Conflicts to the State

In our reading for today, Sperber says that “the government’s sphere of activity in the first decades of the nineteenth century was relatively limited, thus restricting the range of possible confrontations between the state and its subjects” (p 47). I really do not know if I am sold on this idea that increased government involvement led to friction with the masses. Was government that much more involved in 1848 compared to earlier in the century in places outside of France? I picked out this topic t because I really think it is worth a few moments of our time to discuss how this plays into the bigger picture of why revolutions happen.

2 Replies to “Conflicts to the State”

  1. When answering this question I think it is important that we address the two ways that Sperber says the government is involved in the lives of the people. These two things are forced service in the armed forces as well as taxation. One can certainly argue that a major factor of the revolution was the famines of the time but I believe that the armed forces and taxes were also big factors. If we consider the idea of the social contract we can see that governments weren’t really playing there part in this time period in Europe.

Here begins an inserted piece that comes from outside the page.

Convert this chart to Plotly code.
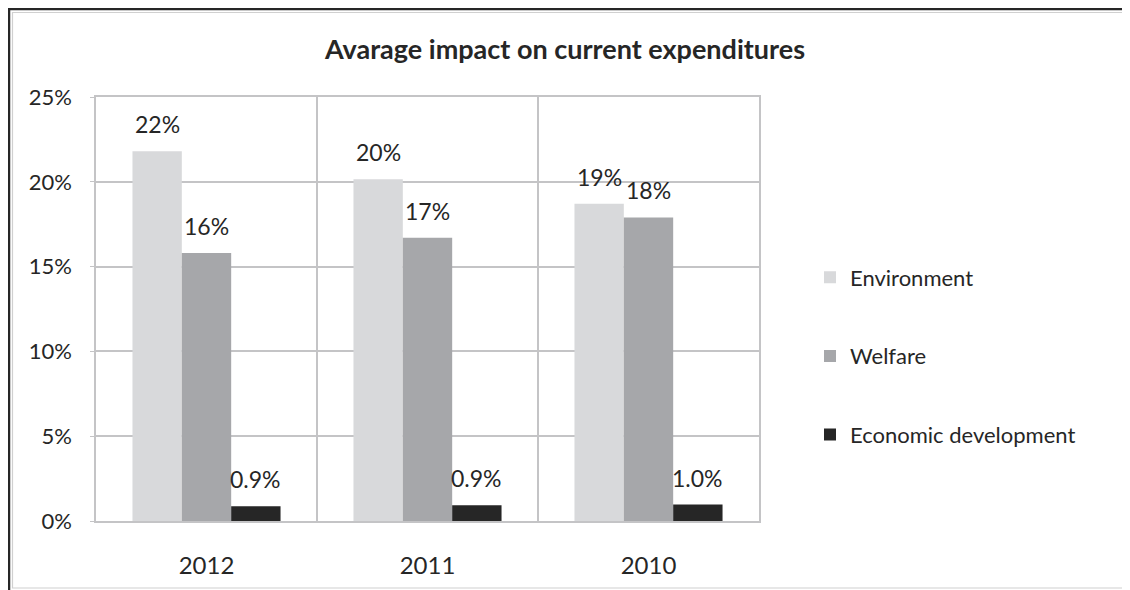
import plotly.graph_objects as go

years = ["2012", "2011", "2010"]
environment = [21.8, 20.15, 18.7]
welfare = [15.8, 16.7, 17.9]
economic = [0.87, 0.93, 0.97]
series_names = ["Environment", "Welfare", "Economic development"]
label_formats = [".0f", ".0f", ".1f"]
y_ticks = [0, 5, 10, 15, 20, 25]
y_tick_labels = ["0%", "5%", "10%", "15%", "20%", "25%"]

colors = ["#d8d9db", "#a6a7aa", "#262626"]
FONT = "Lato"
TXT = "#262626"
GRID = "#c4c4c6"

# page is offset by the browser's 8px body margin
OFF = 8
W, H = 1130 - OFF, 590 - OFF
L, T = 96 - OFF, 97 - OFF
R = W - (759 - OFF)
B = H - (521 - OFF)
pw, ph = W - L - R, H - T - B
BARGAP = 0.33

def px(x):
    return (x - L) / pw

def py(y):
    return (H - B - y) / ph

fig = go.Figure()
all_series = [environment, welfare, economic]
for k, (name, vals, col) in enumerate(zip(series_names, all_series, colors)):
    fig.add_trace(go.Bar(
        x=years, y=vals, name=name, marker=dict(color=col, line=dict(width=0)),
        legendgroup="g%d" % k, cliponaxis=False,
    ))

# data labels above each bar
bar_px = pw / len(years) * (1 - BARGAP) / len(series_names)
annotations = []
for k, (vals, fmt) in enumerate(zip(all_series, label_formats)):
    for i, v in enumerate(vals):
        annotations.append(dict(
            x=i, y=v, xref="x", yref="y", text=format(v, fmt) + "%",
            showarrow=False, xanchor="center", yanchor="bottom",
            xshift=(k - 1) * bar_px, yshift=11,
            font=dict(family=FONT, size=23, color=TXT),
        ))

fig.update_layout(
    width=W, height=H,
    margin=dict(l=L, r=R, t=T, b=B, autoexpand=False),
    paper_bgcolor="white", plot_bgcolor="white",
    barmode="group", bargap=BARGAP, bargroupgap=0,
    font=dict(family=FONT, color=TXT),
    title=dict(text="<b>Avarage impact on current expenditures</b>",
               x=(565 - OFF) / W, xanchor="center", xref="container",
               y=1 - (50 - OFF) / H, yanchor="middle", yref="container",
               font=dict(family=FONT, size=27, color=TXT)),
    legend=dict(x=px(810 - OFF), xanchor="left", y=py(356 - OFF), yanchor="middle",
                font=dict(family=FONT, size=22, color=TXT),
                traceorder="grouped", tracegroupgap=47, itemwidth=30,
                bgcolor="rgba(0,0,0,0)"),
    showlegend=True,
    annotations=annotations,
    shapes=[
        dict(type="rect", xref="paper", yref="paper",
             x0=px(1), x1=px(W + 20), y0=py(H + 20), y1=py(1),
             line=dict(color="#262626", width=2.5), layer="below"),
        dict(type="rect", xref="paper", yref="paper",
             x0=px(4.5), x1=px(W + 20), y0=py(588 - OFF), y1=py(4.5),
             line=dict(color="#d0d0d0", width=1.2), layer="below"),
    ],
)
fig.update_xaxes(
    type="category", tickson="boundaries", ticks="",
    showgrid=True, gridcolor=GRID, gridwidth=1.5,
    showline=True, linecolor=GRID, linewidth=1.5, mirror=True,
    tickfont=dict(family=FONT, size=24, color=TXT),
    ticklabelstandoff=22, automargin=False,
)
fig.update_yaxes(
    range=[0, 25], tickvals=y_ticks, ticktext=y_tick_labels,
    showgrid=True, gridcolor=GRID, gridwidth=1.5,
    showline=True, linecolor=GRID, linewidth=1.5, mirror=True,
    ticks="outside", ticklen=4, tickcolor=GRID,
    tickfont=dict(family=FONT, size=22, color=TXT),
    zeroline=False, ticklabelstandoff=14, automargin=False,
)

fig.write_html("out.html")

For example Sperber cites a fair in Cologne when troops began clubbing and stabbing civilians for “no good reason.” These citizens had to have felt like the taxes they were being weren’t serving a purpose because they didn’t feel safe and they didn’t have food to eat. In terms of the army, the rich could buy someone to fill there service position. All of these factors can be cited as evidence not that the government over expanded it’s power but it used its power in a way that violated the social contract.

  2. I think this is important topic to look at as well, but I do think that it is oversimplfying to say that increased government involvement was the cause of revolution. I think that a greater cause of revolutions during this time are a combination of an increasing population, increase in education, and industrialization. The increase of population is what caused more frustration over resources, and government involvement was necessary. I think an increase in education is important to this for the reasons that Sam outlined above, with an increase of education, the populace was better able to understand the ways in which their government wasn’t serving them and how their own participation was limited within government. Lastly, I’d say industrialization is relevant just because it was such an altering of the way life was lived, and peasantry was being left out of a lot of these improvements. Widening the difference in quality of life is another cause of revolt in societies.